INFORMATION SUPPLIED.
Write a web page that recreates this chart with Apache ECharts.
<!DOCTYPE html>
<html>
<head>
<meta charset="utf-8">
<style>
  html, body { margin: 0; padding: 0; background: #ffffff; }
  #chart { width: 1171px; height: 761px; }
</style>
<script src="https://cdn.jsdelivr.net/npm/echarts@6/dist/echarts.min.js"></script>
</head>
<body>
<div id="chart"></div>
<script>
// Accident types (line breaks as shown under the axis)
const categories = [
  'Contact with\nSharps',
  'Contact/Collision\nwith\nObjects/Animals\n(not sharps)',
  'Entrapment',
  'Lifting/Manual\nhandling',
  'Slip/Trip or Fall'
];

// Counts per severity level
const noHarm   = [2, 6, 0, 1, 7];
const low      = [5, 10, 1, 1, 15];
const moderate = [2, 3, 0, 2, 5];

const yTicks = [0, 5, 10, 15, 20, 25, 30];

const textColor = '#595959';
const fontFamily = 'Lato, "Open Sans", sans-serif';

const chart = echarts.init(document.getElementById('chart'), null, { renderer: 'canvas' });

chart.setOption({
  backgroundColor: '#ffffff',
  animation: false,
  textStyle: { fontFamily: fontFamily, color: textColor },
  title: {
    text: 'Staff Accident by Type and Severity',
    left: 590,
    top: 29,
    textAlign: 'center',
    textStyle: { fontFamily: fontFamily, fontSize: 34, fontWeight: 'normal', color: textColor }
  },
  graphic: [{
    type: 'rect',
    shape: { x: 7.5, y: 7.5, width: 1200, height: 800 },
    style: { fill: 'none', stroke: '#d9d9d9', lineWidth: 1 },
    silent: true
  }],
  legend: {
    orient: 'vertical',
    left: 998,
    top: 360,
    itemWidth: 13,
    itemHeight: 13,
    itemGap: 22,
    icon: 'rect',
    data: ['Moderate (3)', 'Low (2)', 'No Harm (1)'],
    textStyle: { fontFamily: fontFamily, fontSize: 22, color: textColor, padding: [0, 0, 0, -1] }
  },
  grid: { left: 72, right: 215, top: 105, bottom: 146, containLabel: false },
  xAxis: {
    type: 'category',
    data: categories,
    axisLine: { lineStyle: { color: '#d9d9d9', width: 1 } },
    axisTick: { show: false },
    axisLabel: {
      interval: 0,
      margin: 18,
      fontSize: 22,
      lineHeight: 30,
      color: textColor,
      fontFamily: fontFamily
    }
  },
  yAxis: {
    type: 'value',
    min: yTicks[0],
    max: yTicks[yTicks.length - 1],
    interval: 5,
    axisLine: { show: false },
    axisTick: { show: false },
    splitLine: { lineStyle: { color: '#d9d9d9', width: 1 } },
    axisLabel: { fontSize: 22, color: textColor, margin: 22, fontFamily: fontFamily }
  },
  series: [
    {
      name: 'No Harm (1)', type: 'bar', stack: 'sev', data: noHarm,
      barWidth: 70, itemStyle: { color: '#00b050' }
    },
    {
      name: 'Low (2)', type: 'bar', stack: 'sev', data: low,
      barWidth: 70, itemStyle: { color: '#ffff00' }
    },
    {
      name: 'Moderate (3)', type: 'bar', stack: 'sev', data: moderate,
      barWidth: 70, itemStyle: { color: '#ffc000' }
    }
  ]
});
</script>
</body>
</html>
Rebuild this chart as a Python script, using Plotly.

GIVEN EXERCISE. Return each entry from above without altering a single character.

WRITTEN ANSWER.
Write a web page that recreates this chart with Apache ECharts.
<!DOCTYPE html>
<html>
<head>
<meta charset="utf-8">
<style>
  html, body { margin: 0; padding: 0; background: #ffffff; }
  #chart { width: 1171px; height: 761px; }
</style>
<script src="https://cdn.jsdelivr.net/npm/echarts@6/dist/echarts.min.js"></script>
</head>
<body>
<div id="chart"></div>
<script>
// Accident types (line breaks as shown under the axis)
const categories = [
  'Contact with\nSharps',
  'Contact/Collision\nwith\nObjects/Animals\n(not sharps)',
  'Entrapment',
  'Lifting/Manual\nhandling',
  'Slip/Trip or Fall'
];

// Counts per severity level
const noHarm   = [2, 6, 0, 1, 7];
const low      = [5, 10, 1, 1, 15];
const moderate = [2, 3, 0, 2, 5];

const yTicks = [0, 5, 10, 15, 20, 25, 30];

const textColor = '#595959';
const fontFamily = 'Lato, "Open Sans", sans-serif';

const chart = echarts.init(document.getElementById('chart'), null, { renderer: 'canvas' });

chart.setOption({
  backgroundColor: '#ffffff',
  animation: false,
  textStyle: { fontFamily: fontFamily, color: textColor },
  title: {
    text: 'Staff Accident by Type and Severity',
    left: 590,
    top: 29,
    textAlign: 'center',
    textStyle: { fontFamily: fontFamily, fontSize: 34, fontWeight: 'normal', color: textColor }
  },
  graphic: [{
    type: 'rect',
    shape: { x: 7.5, y: 7.5, width: 1200, height: 800 },
    style: { fill: 'none', stroke: '#d9d9d9', lineWidth: 1 },
    silent: true
  }],
  legend: {
    orient: 'vertical',
    left: 998,
    top: 360,
    itemWidth: 13,
    itemHeight: 13,
    itemGap: 22,
    icon: 'rect',
    data: ['Moderate (3)', 'Low (2)', 'No Harm (1)'],
    textStyle: { fontFamily: fontFamily, fontSize: 22, color: textColor, padding: [0, 0, 0, -1] }
  },
  grid: { left: 72, right: 215, top: 105, bottom: 146, containLabel: false },
  xAxis: {
    type: 'category',
    data: categories,
    axisLine: { lineStyle: { color: '#d9d9d9', width: 1 } },
    axisTick: { show: false },
    axisLabel: {
      interval: 0,
      margin: 18,
      fontSize: 22,
      lineHeight: 30,
      color: textColor,
      fontFamily: fontFamily
    }
  },
  yAxis: {
    type: 'value',
    min: yTicks[0],
    max: yTicks[yTicks.length - 1],
    interval: 5,
    axisLine: { show: false },
    axisTick: { show: false },
    splitLine: { lineStyle: { color: '#d9d9d9', width: 1 } },
    axisLabel: { fontSize: 22, color: textColor, margin: 22, fontFamily: fontFamily }
  },
  series: [
    {
      name: 'No Harm (1)', type: 'bar', stack: 'sev', data: noHarm,
      barWidth: 70, itemStyle: { color: '#00b050' }
    },
    {
      name: 'Low (2)', type: 'bar', stack: 'sev', data: low,
      barWidth: 70, itemStyle: { color: '#ffff00' }
    },
    {
      name: 'Moderate (3)', type: 'bar', stack: 'sev', data: moderate,
      barWidth: 70, itemStyle: { color: '#ffc000' }
    }
  ]
});
</script>
</body>
</html>
Rebuild this chart as a Python script, using Plotly.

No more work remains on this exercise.